According to Bank of Estonia (Eesti Pank), the tax reforms adopted by the Riigikogu on Tuesday night will bring sharp improvements to public finances, with next year's budget deficit expected to fall below the EU's 3 percent target. Bank of Estonia chief Madis Müller said, that while Estonia's economic situation may be challenging, it is certainly not a crisis.
According to Bank of Estonia's (Eesti Pank) most recent forecast, which was published on Tuesday, Estonia's fiscal deficit is expected to remain at 3.4 percent of GDP in 2023. The country's central bank then expects this to fall to 1.7 percent next year once the new tax reforms come into force, followed by a further drop to 1.3 percent in 2025.
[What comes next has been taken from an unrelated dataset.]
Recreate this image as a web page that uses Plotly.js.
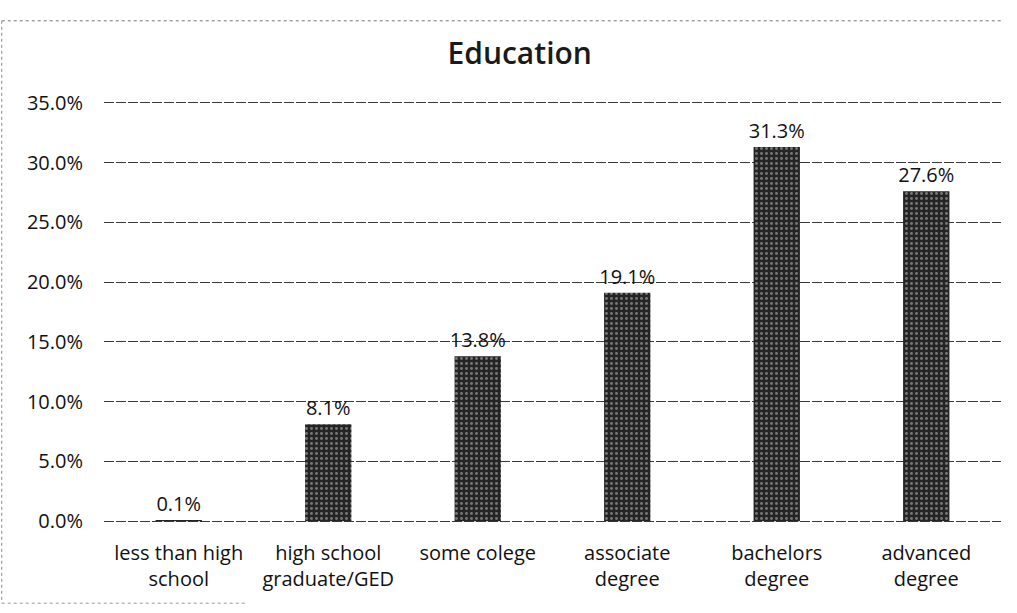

Bank of Estonia chief Madis Müller stressed in his review, that the central bank had been awaiting the outcome of the Riigikogu's latest session and made the most recent revisions to its forecast in the light of the decisions made.
"Thanks to the tax reforms, it appears that the budget deficit will be significantly lower than this year's level," Müller said.
Commenting on the general state of the Estonian economy, Müller said it was currently mediocre or slightly worse than average. However, at the same time there is no economic crisis.
According to the Ministry of Finance's forecast, which was published in early April, Estonia's budget deficit will rise to €1.7 billion this year, or 4.3 percent of GDP.